A majority of property investors (71 percent) have a currency hedging strategy in place, with more than half of these (52 percent) hedging US dollars, according to research from the European Association for Investors in Non-Listed Real Estate Vehicles (INREV), and academics at Western Sydney University, Real Estate Capital’s sister title, PERE reported.
Forty percent of investors surveyed by the trade organization hedged UK sterling, 28 percent Japanese Yen, 28 percent Australian dollars and 16 percent Euros. All foreign currencies were hedged by 32 percent of the investors polled.
The preferred hedging instrument was forwards, which are used by 57 percent of investors.
Commenting on the research, Henri Vuong, INREV’s director of research and market information, said: “It’s abundantly clear from this study that investors adopt a highly sophisticated approach to currency hedging and see it as a major part of the risk management framework for managing their exposure to international real estate.”
The research also looked in to the impact of currency on the performance of European funds and analyzed returns data between 2001 and 2015, providing a long time series. It revealed that funds that use currency hedging strategies have experienced a reduction in risk of between 25 percent and 36 percent compared with unhedged funds.

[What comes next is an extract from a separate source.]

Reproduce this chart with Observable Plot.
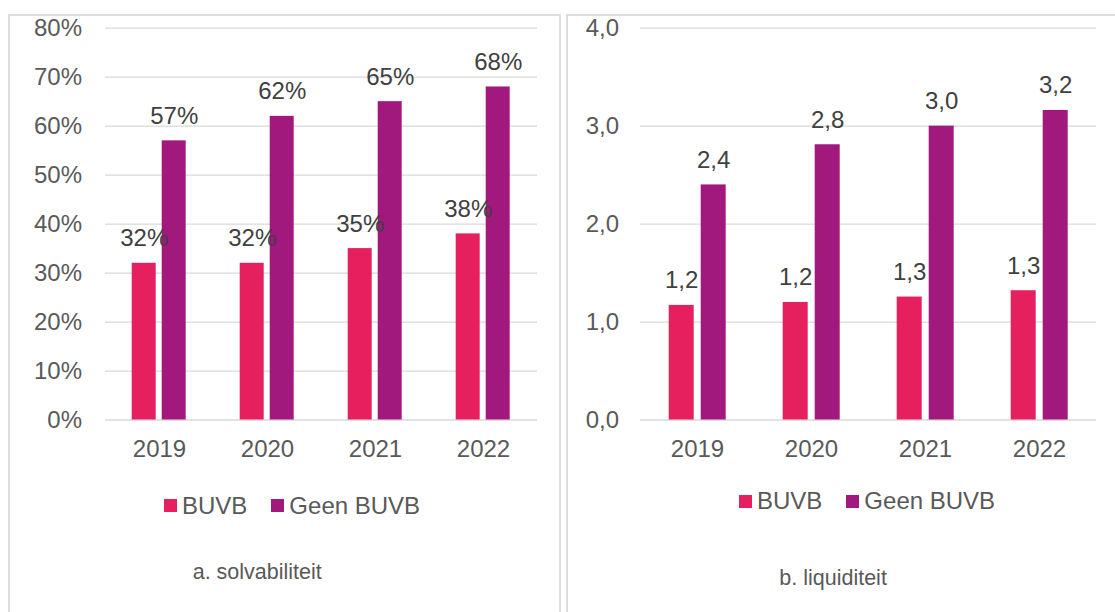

Data was gathered from the INREV Annual Index and the analysis focused on four sample portfolios: sterling invested in Europe ex-UK real estate; US dollars invested in European real estate; euros invested in UK real estate; US dollars invested in UK real estate.
This research shows that the optimal hedging ratio is likely to be somewhere in the range of 50 percent to 100 percent. Forward-looking analysis also suggested that the optimal ratio was 81 percent.
“It’s also clear that fund managers of non-listed real estate funds need to factor currency movements into their thinking – it could make the difference between retaining or losing clients,” added Vuong.